I missed the EMC earnings call the other day. Too bad, I heard it was pretty well received ;-)
I did read the transcript, and I noticed that Joe Tucci made an important point that I think reflects the evolution of the storage business, and -- more broadly -- all sorts of technology innovation.
And it's been a useful way to frame the discussion, both internally and externally.
Cool Features!
When you're a smaller IT vendor, you've got to find one thing that you do really really well, and try and make it really really important to your very first customers, and -- hopefully -- you'll be able to build a customer base (and hopefully a viable business) before the money runs or competitors move in.
We see it all the time in the storage industry. Thin provisioning. Data deduplication. Fast provisioning. MAID. Etc. etc. etc.
Now, if I was a small technology startup, that's what I would do, since that's logically the only option available to me and my small company. Make a big bet on a single thing, and hope it pays off. And sometimes it does, although the odds aren't especially attractive.
But look at it from a customer perspective.
Customers Want Products With Features, Not A Product With A Feature
Let's just say that part of your environment needed iSCSI, and part of your environment needed thin provisioning, and part of you environment needed different flavors of dedupe, and MAID, and so on.

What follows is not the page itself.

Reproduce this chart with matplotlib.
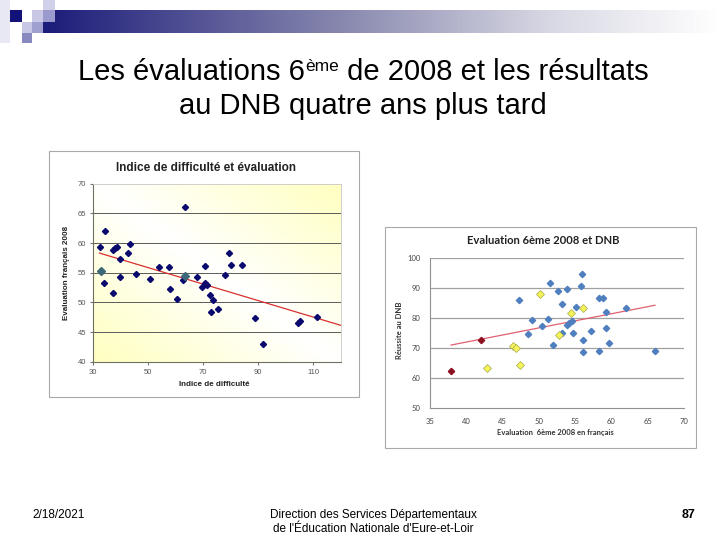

You'd probably be loathe to put in one small-vendor-product for each feature you wanted. Expensive, hard to manage, harder to support, etc.
Or imagine that -- surprise -- you might need TWO features at the same time? Like dedupe and MAID?

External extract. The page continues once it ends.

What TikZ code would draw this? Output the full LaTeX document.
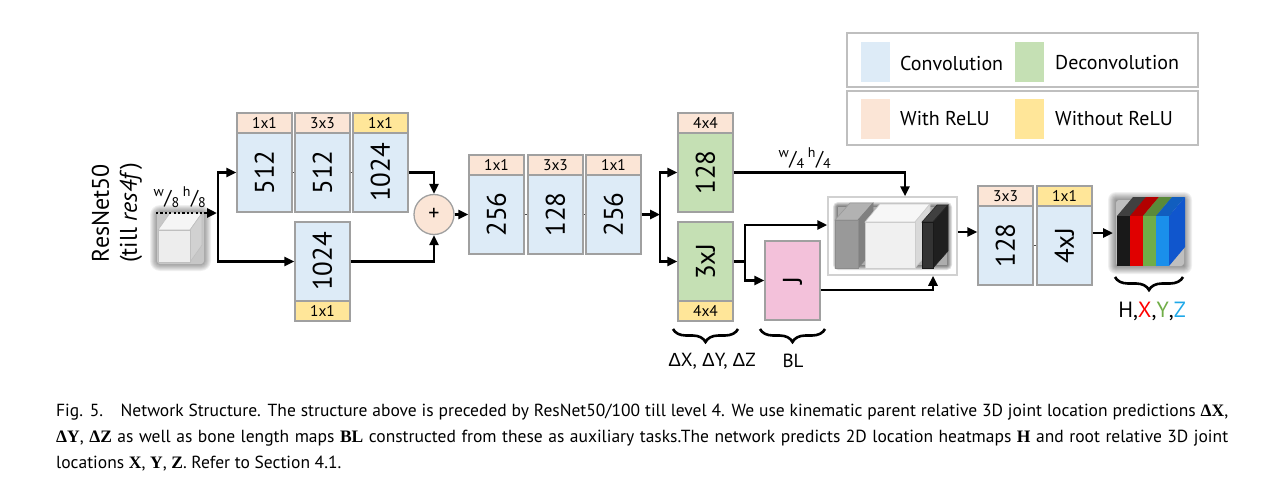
\documentclass[tikz,border=0pt]{standalone}
\usepackage{fontspec}
\usepackage{graphicx}
\setmainfont{PT Sans}
\newfontfamily\lsans{Liberation Sans}
\newfontfamily\capserif{Liberation Serif}
\usetikzlibrary{arrows.meta,decorations.pathreplacing}
\definecolor{convblue}{HTML}{DDEBF7}
\definecolor{deconv}{HTML}{C5E0B4}
\definecolor{relu}{HTML}{FBE5D6}
\definecolor{norelu}{HTML}{FFE699}
\definecolor{jpink}{HTML}{F3C1DA}
\definecolor{boxgray}{HTML}{A0A0A0}
\definecolor{ygreen}{HTML}{70AD47}
\definecolor{zcyan}{HTML}{1FA8E8}
\begin{document}
\begin{tikzpicture}[x=1pt,y=-1pt,
 lay/.style={draw=boxgray, line width=1.3pt, inner sep=0pt, minimum width=55pt, minimum height=79pt, font=\fontsize{27}{27}\selectfont},
 conv/.style={lay, fill=convblue},
 dconv/.style={lay, fill=deconv},
 jbox/.style={lay, fill=jpink},
 hdr/.style={draw=boxgray, line width=1.3pt, inner sep=0pt, minimum width=55pt, minimum height=20pt, font=\fontsize{15.5}{15.5}\selectfont},
 hrelu/.style={hdr, fill=relu},
 hnorelu/.style={hdr, fill=norelu},
 arr/.style={line width=2.5pt, -{Triangle[length=10pt,width=9pt]}},
 conn/.style={line width=2.5pt},
 link/.style={line width=1.2pt, draw=black!70},
 brc/.style={decorate, decoration={brace, amplitude=13pt}, line width=2.6pt},
 glow/.style={fill=black, opacity=0.06},
 legbox/.style={draw=black!25, line width=1.5pt, minimum width=351pt, minimum height=54pt, inner sep=0pt},
 swatch/.style={minimum width=29pt, minimum height=40pt, inner sep=0pt},
 legtext/.style={anchor=west, inner sep=0pt, font=\fontsize{20}{20}\selectfont},
 captext/.style={anchor=base west, inner sep=0pt, font=\fontsize{17.5}{20}\selectfont},
]
\useasboundingbox (0,0) rectangle (1275,490);

% ---------- legend ----------
\node[legbox] (leg1) at (1022.5,60) {};
\node[legbox] (leg2) at (1022.5,118) {};
\node[swatch, fill=convblue] (sw1) at (875.5,62) {};
\node[swatch, fill=deconv] (sw2) at (1029.5,62) {};
\node[swatch, fill=relu] (sw3) at (875.5,119) {};
\node[swatch, fill=norelu] (sw4) at (1029.5,119) {};
\node[legtext] (lt1) at (900,63) {Convolution};
\node[legtext] (lt2) at (1055,63) {Deconvolution};
\node[legtext] (lt3) at (900,119) {With ReLU};
\node[legtext] (lt4) at (1055,119) {Without ReLU};

% ---------- input ----------
\node[rotate=90, align=center, font=\fontsize{24}{28}\selectfont] (resnet) at (117,213) {ResNet50\\(till \textit{res4f})};
\foreach \i in {0,...,10} {\fill[glow, rounded corners=\i pt] (160-\i,215-\i) rectangle (201+\i,261+\i);}
\fill[black!22, rounded corners=3pt] (157,212) rectangle (204,264);
\fill[black!4, draw=black!25, line width=0.6pt] (158,230) -- (170,213) -- (202,213) -- (190,230) -- cycle;
\fill[black!18, draw=black!25, line width=0.6pt] (190,230) -- (202,213) -- (202,245) -- (190,262) -- cycle;
\fill[black!7, draw=black!25, line width=0.6pt] (158,230) rectangle (190,262);
\node[font=\fontsize{20}{20}\selectfont] (w8) at (180,197) {\textsuperscript{w}/\textsubscript{8}\,\textsuperscript{h}/\textsubscript{8}};

% ---------- first block ----------
\node[conv] (t1) at (264.5,172.5) {\rotatebox{90}{512}};
\node[conv] (t2) at (322.5,172.5) {\rotatebox{90}{512}};
\node[conv] (t3) at (380.5,172.5) {\rotatebox{90}{1024}};
\node[hrelu] (t1h) at (264.5,123) {1x1};
\node[hrelu] (t2h) at (322.5,123) {3x3};
\node[hnorelu] (t3h) at (380.5,123) {1x1};
\node[conv] (b1) at (322.5,261.5) {\rotatebox{90}{1024}};
\node[hnorelu] (b1f) at (322.5,311) {1x1};
\node[circle, draw=boxgray, fill=relu, line width=1.3pt, minimum size=40pt, inner sep=0pt, font=\fontsize{22}{22}\selectfont] (plus) at (434,214.5) {+};
\draw[link] (t1.east) -- (t2.west);
\draw[link] (t2.east) -- (t3.west);

\coordinate (in) at (156,213);
\coordinate (j1) at (218,213);
\draw[line width=2.6pt, dash pattern=on 2.2pt off 2.2pt, -{Triangle[length=10pt,width=9pt]}] (in) -- ([xshift=-1pt]j1);
\draw[arr] (j1) |- (t1.west);
\draw[arr] (j1) |- (b1.west);
\draw[arr] (t3.east) -| (plus.north);
\draw[arr] (b1.east) -| (plus.south);

% ---------- second block ----------
\node[conv] (m1) at (496.5,214.5) {\rotatebox{90}{256}};
\node[conv] (m2) at (555.5,214.5) {\rotatebox{90}{128}};
\node[conv] (m3) at (613.5,214.5) {\rotatebox{90}{256}};
\node[hrelu] (m1h) at (496.5,165) {1x1};
\node[hrelu] (m2h) at (555.5,165) {3x3};
\node[hrelu] (m3h) at (613.5,165) {1x1};
\draw[link] (m1.east) -- (m2.west);
\draw[link] (m2.east) -- (m3.west);
\draw[arr] (plus.east) -- (m1.west);

% ---------- deconvolutions ----------
\node[dconv] (g1) at (705.5,172.5) {\rotatebox{90}{128}};
\node[hrelu] (g1h) at (705.5,123) {4x4};
\node[dconv] (g2) at (705.5,261.5) {\rotatebox{90}{3xJ}};
\node[hnorelu] (g2f) at (705.5,311) {4x4};
\coordinate (j2) at (660,214.5);
\draw[arr] (m3.east) -- (j2);
\draw[arr] (j2) |- (g1.west);
\draw[arr] (j2) |- (g2.west);

\node[jbox] (pink) at (792.5,280.5) {\rotatebox{90}{J}};

% ---------- concatenation ----------
\node[draw=black!18, line width=1.5pt, fill=white, minimum width=129pt, minimum height=78pt, inner sep=0pt] (cat) at (892.5,236) {};
\foreach \i in {0,...,5} {\fill[glow, opacity=0.12, rounded corners=\i pt] (838-\i,207-\i) rectangle (947+\i,265+\i);}
\fill[black!32] (838,207) rectangle (947,265);
% grey slab
\fill[black!30, draw=black!40, line width=0.6pt] (835,220) -- (850,203) -- (873,203) -- (858,220) -- cycle;
\fill[black!50, draw=black!50, line width=0.6pt] (858,220) -- (873,203) -- (873,251) -- (858,268) -- cycle;
\fill[black!40, draw=black!45, line width=0.6pt] (835,220) rectangle (858,268);
% white cube
\fill[black!3, draw=black!20, line width=0.6pt] (865,222) -- (880,204) -- (930,204) -- (915,222) -- cycle;
\fill[black!15, draw=black!20, line width=0.6pt] (915,222) -- (930,204) -- (930,250) -- (915,268) -- cycle;
\fill[black!6, draw=black!20, line width=0.6pt] (865,222) rectangle (915,268);
% black slab
\fill[black!75, draw=black!85, line width=0.6pt] (922,222) -- (937,205) -- (948,205) -- (933,222) -- cycle;
\fill[black!88, draw=black!85, line width=0.6pt] (933,222) -- (948,205) -- (948,251) -- (933,268) -- cycle;
\fill[black!80, draw=black!90, line width=0.6pt] (922,222) rectangle (933,268);

\node[font=\fontsize{20}{20}\selectfont] (w4) at (805,158) {\textsuperscript{w}/\textsubscript{4}\,\textsuperscript{h}/\textsubscript{4}};
\draw[arr] (g1.east) -| ([xshift=12.5pt]cat.north);
\coordinate (j3) at (745,261.5);
\draw[conn] (g2.east) -- (j3);
\draw[arr] (j3) |- ([yshift=11pt]cat.west);
\draw[arr] (j3) |- (pink.west);
\draw[arr] ([yshift=-9.5pt]pink.east) -| ([xshift=40.5pt]cat.south);

% ---------- final block ----------
\node[conv] (f1) at (1005.5,245.5) {\rotatebox{90}{128}};
\node[conv] (f2) at (1064.5,245.5) {\rotatebox{90}{4xJ}};
\node[hrelu] (f1h) at (1005.5,196) {3x3};
\node[hnorelu] (f2h) at (1064.5,196) {1x1};
\draw[link] (f1.east) -- (f2.west);
\draw[arr] ([yshift=4pt]cat.east) coordinate (c1) -- (c1 -| f1.west);

% ---------- output stack ----------
\foreach \i in {0,...,8} {\fill[glow, rounded corners=\i pt] (1116-\i,200-\i) rectangle (1184+\i,266+\i);}
\fill[black!25, rounded corners=3pt] (1116,200) rectangle (1184,266);
\foreach \x/\cf/\ct/\cs in {1117/black!90/black!75/black!85, 1130/red!88!black/red!70!black/red!78!black, 1143/ygreen/ygreen!80!black/ygreen!88!black, 1156/zcyan!85!blue/zcyan!70!blue!80!black/zcyan!60!blue!85!black} {
  \fill[\ct] (\x,216) -- (\x+16,197) -- (\x+29,197) -- (\x+13,216) -- cycle;
  \fill[\cs] (\x+13,216) -- (\x+29,197) -- (\x+29,247) -- (\x+13,266) -- cycle;
  \fill[\cf] (\x,216) rectangle (\x+13,266);
}
\coordinate (stk) at (1113,233);
\draw[arr] ([yshift=12.5pt]f2.east) -- (stk);

% ---------- braces and labels ----------
\draw[brc] (738,329) -- (673,329);
\draw[brc] (825,329) -- (760,329);
\draw[brc] (1183,277) -- (1115,277);
\node[font=\fontsize{19}{19}\selectfont] (dxyz) at (712,361) {{\lsans Δ}X, {\lsans Δ}Y, {\lsans Δ}Z};
\node[font=\fontsize{19}{19}\selectfont] (bl) at (793,361) {BL};
\node[font=\fontsize{22}{22}\selectfont] (hxyz) at (1152,311) {H,\textcolor{red}{X},\textcolor{ygreen}{Y},\textcolor{zcyan}{Z}};

% ---------- caption ----------
\node[captext] (cap1) at (56,416) {\makebox[1172pt][s]{Fig. 5.\quad Network Structure. The structure above is preceded by ResNet50/100 till level 4. We use kinematic parent relative 3D joint location predictions {\capserif\bfseries ΔX},}};
\node[captext] (cap2) at (56,442) {\makebox[1172pt][s]{{\capserif\bfseries ΔY}, {\capserif\bfseries ΔZ} as well as bone length maps {\capserif\bfseries BL} constructed from these as auxiliary tasks.The network predicts 2D location heatmaps {\capserif\bfseries H} and root relative 3D joint}};
\node[captext] (cap3) at (56,468) {locations {\capserif\bfseries X}, {\capserif\bfseries Y}, {\capserif\bfseries Z}. Refer to Section 4.1.};
\end{tikzpicture}
\end{document}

What you'd like to have is a product platform that adds more features over time -- and not have to buy a different product (from a different vendor) every time you've figured out you need something new.
Let's take our analogy to cell phones for a moment.
Imagine you carried one phone that made calls, another one that had a camera, another one that did email well, another one that had a great web browser, another that did media well, and so on.
You'd have a phone in every pocket. And more power adaptor wall warts than you could handle. An dif something rang, you'd spend at least 5 minutes trying to figure out which device was making which noise.
The phone device guys get that. IT vendors might take a lesson from this as well.
During the call, Joe was very specific about additional features that people could expect to see in EMC storage platforms in the very near future.
And the point he was making (I think) was simple: features are more valuable and useful when they're part of a product platform, as opposed to standalone widgets.
Now, EMC had done its fair share of feature innovation. But we haven't been the first to invent everything. (Although, if you listen to IBM enough, it's clear they most certainly have invented most everything that is useful in IT ;-).
I couldn't agree more with Joe's point.
But It's Not Just Storage ...
Let's take security for a moment. Which would you rather have?
A bunch of security products. Or products with security features?
I'd argue that the industry (and EMC) is heading in the second direction, and not the first. This year, you saw a few of our platforms come out with security features (e.g. DMX). They weren't standalone security products.
My favorite example is watching what's happening to Decru and NeoScale. Most customers have realized that, before long, encryption will be a feature in the HBA, switch, array, etc. Why buy a special-purpose applicance?
Yes, all the security products need to work together -- that much is clear -- but that's a separate discussion.
Networking: networking products, or products with networking features?
The list goes on.
Something To Think About
I like innovation. I like small, scrappy entrepeneurial companies with great ideas. The more, the better. It's good for customers, and it's good for the industry.
But every time I see some small company getting attention over some feature they've brought to market, a part of me is saddened by the ultimate reality that it's highly unlikely they'll make it alone.
They'll either run out of money, be bought, or have an aggressive (larger) competitor move in by simply adding a feature to an existing product.
There will be exceptions, to be sure, but the few will be overwhelmed by the many.
Lucky that EMC is the biggest security company in the world now then, huh? :)
So, what IS happening at Decru and NeoScale? Decru seem to be being left to fester by NetApp and I'm hearing reports of NeoScale shedding people due to investors pulling out. Is this true?
Posted by: Rob | October 26, 2007 at 07:03 PM
I've heard a few different rumors, but I don't really want to repeat any of them here until I hear something a bit more authoritative.
There's lots of fluff on the 'net already, no?
Posted by: Chuck Hollis | October 26, 2007 at 10:14 PM
I can't find any 'fluff' at the moment, but I'm sure it's out there. All the things I've heard have been from competitors, but it seems to be very much along the same lines.